Boudin, daughter of left-wing attorney Leonard Boudin, became a radical activist in the 1960s. Before the Brink's job, she had last been seen in 1970, naked, outside a town house in Greenwich Village after a bomb that was being assembled there killed three members of the Weather Underground.
Eventually, she signed on with Black Liberation Army members and other radicals who were planning to rob a Brink's armored car in Nanuet, near Nyack. The group apparently wanted to have white people driving the getaway vehicle, a U-Haul truck, to throw off pursuers.
A Brink's guard, Peter Paige, was killed during the Oct. 20, 1981 robbery; the gunmen made off with $1.6 million. Police quickly set up a roadblock at the entrance to the New York State Thruway in Nyack. When Norma Hill and her 67-year-old mother arrived there, on their way home, officers told them to find another way.
"As I made the U-turn, my access was blocked by a U-Haul," Mrs. Hill remembers. "Suddenly, there was a lot of activity. I thought it was a drug bust. I thought someone had committed a traffic violation. I even thought they were making a movie.
"Miss Boudin was standing adjacent to the passenger side of my car. I couldn't really see very much of what she was doing. But then I saw one of the detectives pass around the back of the U-Haul.
"As he turned around to walk away, the back of the U-Haul opened and there was a barrage of gunfire."
Gang members burst out of the back of the truck, firing automatic weapons at the surprised police. Mr. Lennon testified that Boudin, unarmed and acting frightened, had talked the policemen into lowering their guns leaving them defenseless to the slaughter.
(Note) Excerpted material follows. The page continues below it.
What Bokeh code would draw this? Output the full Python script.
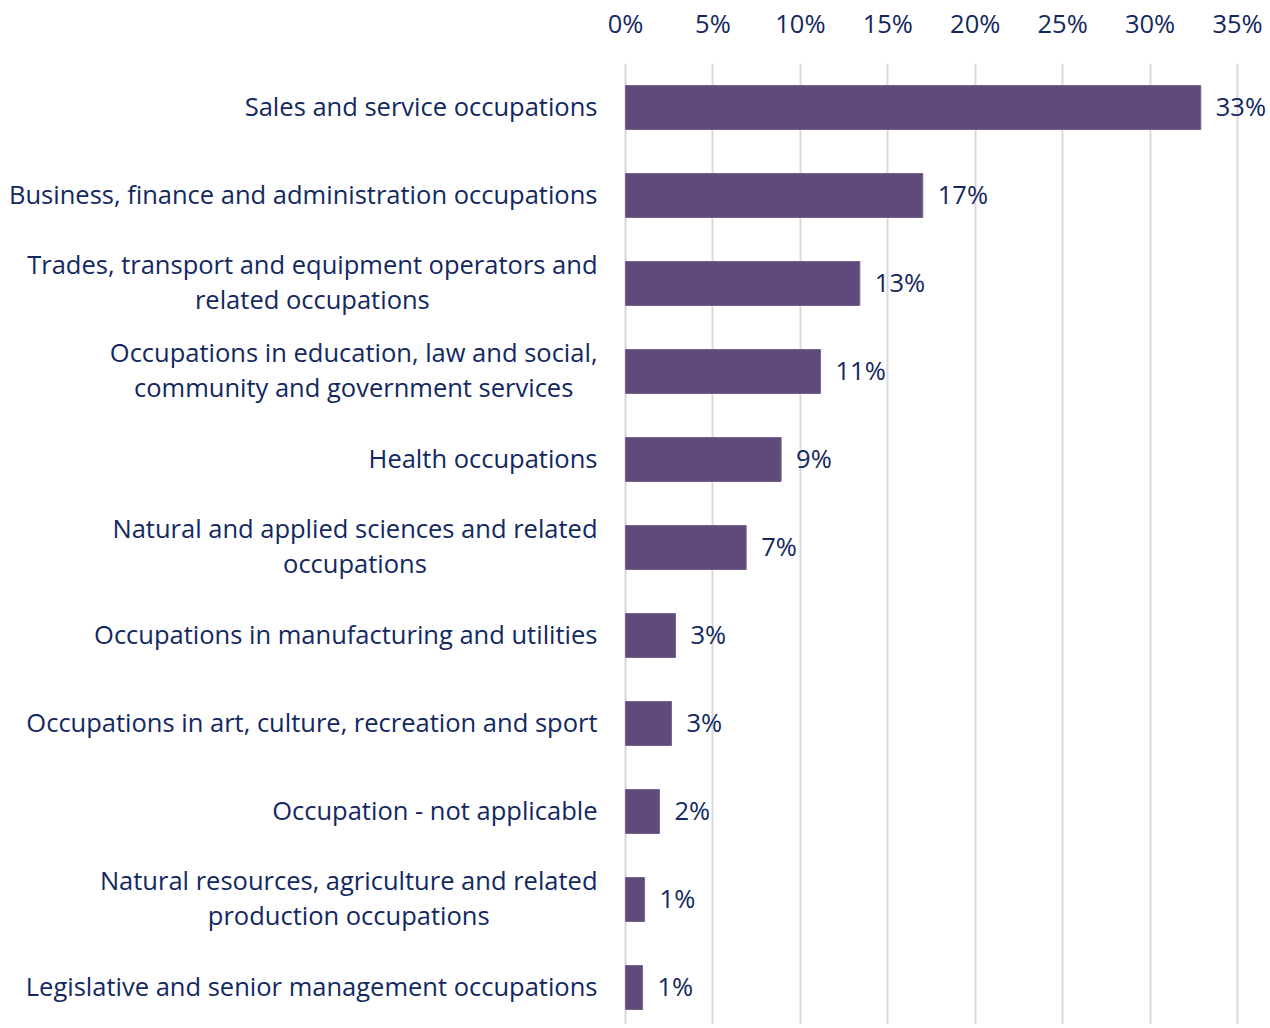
from bokeh.plotting import figure
from bokeh.models import ColumnDataSource, Range1d, FixedTicker, PrintfTickFormatter
from bokeh.core.properties import value
from bokeh.embed import file_html
from bokeh.resources import INLINE

categories = [
    "Sales and service occupations",
    "Business, finance and administration occupations",
    "Trades, transport and equipment operators and\nrelated occupations",
    "Occupations in education, law and social,\ncommunity and government services",
    "Health occupations",
    "Natural and applied sciences and related\noccupations",
    "Occupations in manufacturing and utilities",
    "Occupations in art, culture, recreation and sport",
    "Occupation - not applicable",
    "Natural resources, agriculture and related\nproduction occupations",
    "Legislative and senior management occupations",
]
values = [32.9, 17.0, 13.4, 11.15, 8.9, 6.9, 2.86, 2.63, 1.94, 1.09, 0.97]
value_labels = ["33%", "17%", "13%", "11%", "9%", "7%", "3%", "3%", "2%", "1%", "1%"]
x_ticks = [0, 5, 10, 15, 20, 25, 30, 35]

FONT = "Open Sans"
FSIZE = "25.5px"
TEXT = "#13285F"
BAR = "#604A7B"

# layout geometry (pixels)
W, H = 1268, 1024
TOP = 63
X0_PX = 625          # screen x of 0%
PX_PER_UNIT = 612 / 35
BAND_PX = 88

rows = list(range(len(categories)))
src = ColumnDataSource(dict(row=rows, cat=categories, val=values, lab=value_labels))

x_start = -X0_PX / PX_PER_UNIT
x_end = (W - X0_PX) / PX_PER_UNIT
y_bottom = -0.5 + (H - TOP) / BAND_PX

p = figure(
    width=W, height=H,
    x_range=Range1d(x_start, x_end),
    y_range=Range1d(y_bottom, -0.5),
    x_axis_location="above", y_axis_location=None,
    output_backend="svg", toolbar_location=None,
    min_border_left=0, min_border_right=0, min_border_top=TOP, min_border_bottom=0,
)
p.outline_line_color = None
p.background_fill_color = "white"

p.hbar(y="row", right="val", left=0, height=0.5, source=src,
       fill_color=BAR, line_color="#76628F", line_width=1)

# value labels
p.text(x="val", y="row", text="lab", source=src, x_offset=15, y_offset=-2,
       text_align="left", text_baseline="middle",
       text_font=value(FONT), text_font_size=FSIZE, text_color=TEXT)

# category labels (right-anchored block, centred lines)
p.text(x=0, y="row", text="cat", source=src, x_offset=-28, y_offset=-2,
       anchor=value("center_right"), text_align="center", text_baseline="middle",
       text_line_height=1.05,
       text_font=value(FONT), text_font_size=FSIZE, text_color=TEXT)

xa = p.xaxis[0]
xa.ticker = FixedTicker(ticks=x_ticks)
xa.formatter = PrintfTickFormatter(format="%d%%")
xa.axis_line_color = None
xa.major_tick_line_color = None
xa.minor_tick_line_color = None
xa.major_label_text_font = FONT
xa.major_label_text_font_size = FSIZE
xa.major_label_text_color = TEXT
xa.major_label_standoff = 18

p.xgrid.ticker = FixedTicker(ticks=x_ticks)
p.xgrid.grid_line_color = "#D9D9D9"
p.xgrid.grid_line_width = 2
p.ygrid.grid_line_color = None

open("out.html", "w").write(file_html(p, INLINE))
Some of the gunmen had woolen hats pulled over their faces "and they were just firing at random with automatic rifles," Mrs. Hill recalled.
The Nyack policemen were outgunned. Sgt. O'Grady and Officer Waverly Brown were killed.
Then one of the fleeing gunmen put an automatic rifle to Mrs. Hill's face, pulled her out of the driver's seat, pushed her mother out the other side and took off in her car.
Boudin also tried to leave, on foot, but was picked up by an off-duty corrections officer. Eventually, she pleaded guilty to felony murder for her part in the killing of the Brink's guard. Other members of the gang were sentenced to much longer terms.
Boudin did not respond to a written request for an interview. In a recent New Yorker article, she said she did not know how the gang planned to get the money or what it was to be used for. "I was responsible for not being responsible," she said.
Mrs. Hill said she understands the opposition to parole, especially from the victims' families.
"I'd like to tell them, when I was first involved with it and spent three years testifying, I did it because I thought it was the right thing to do for you and for myself. Now, I think the right thing to do is to let her out."